3. Standar Gizi Bermasalah
"Banyak anak menerima makanan yang jauh dari standar gizi seimbang: porsi kecil, kualitas bahan rendah, dan variasi menu tidak sesuai kebutuhan tumbuh kembang. Kondisi ini bukan hanya gagal mencapai tujuan gizi, tetapi juga menimbulkan risiko keracunan massal di berbagai daerah," jelas JPPI.

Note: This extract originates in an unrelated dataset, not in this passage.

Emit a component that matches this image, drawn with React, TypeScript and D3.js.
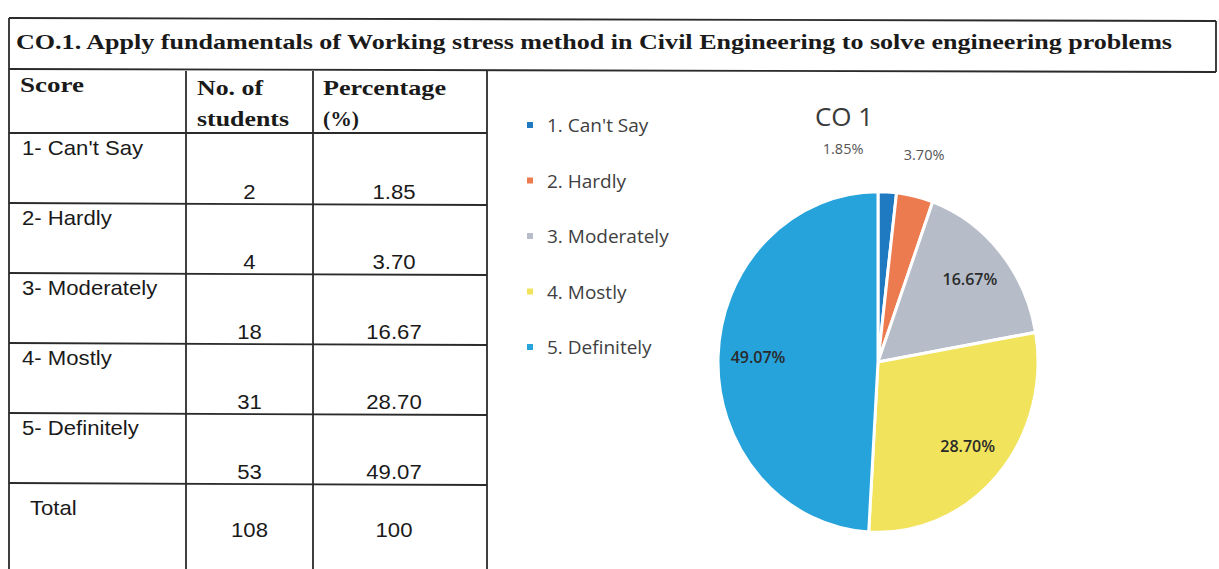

4. BGN Pusat Gagal Menjamin Akuntabilitas
"Sebagai pengendali program MBG, Badan Gizi Nasional justru membiarkan klausul-klausul bermasalah, bahkan terkesan mendorong sekolah menutup kasus jika terjadi keracunan," ungkap JPPI.
5. Hak Anak Terancam
JPPI berpendapat, anak-anak dijadikan objek eksperimen kebijakan tanpa perlindungan, bertentangan dengan UU Perlindungan Anak dan UU Keamanan Pangan.
Rekomendasi Evaluasi dari JPPI
- Mencabut semua surat pernyataan/MoU bermasalah yang membebankan risiko kesehatan pada sekolah/madrasah atau orang tua.
- Perkuat pengawasan Pemda, BPOM/Dinkes, juga melibatkan masyarakat sipil dalam setiap tahap distribusi makanan di sekolah atau madrasah.
- BGN pusat bertanggung jawab penuh terhadap keamanan, transparansi, dan standar gizi. JPPI menegaskan BGN pusat tidak boleh berlindung di balik sekolah atau madrasah.
- Publikasi terbuka terhadap setiap kasus keracunan supaya masyarakat tahu, dan bukannya ditutup-tutupi.
- Menghentikan dan mengevaluasi semua program MBG, sehingga benar-benar jadi kebijakan gizi anak, bukan semata proyek politik.
"Kalau pemerintah serius dengan MBG, maka harus ada jaminan mutu, transparansi, dan mekanisme tanggung jawab yang jelas dari pusat hingga sekolah. Jangan jadikan murid sebagai korban eksperimen politik," tegas Ubaid.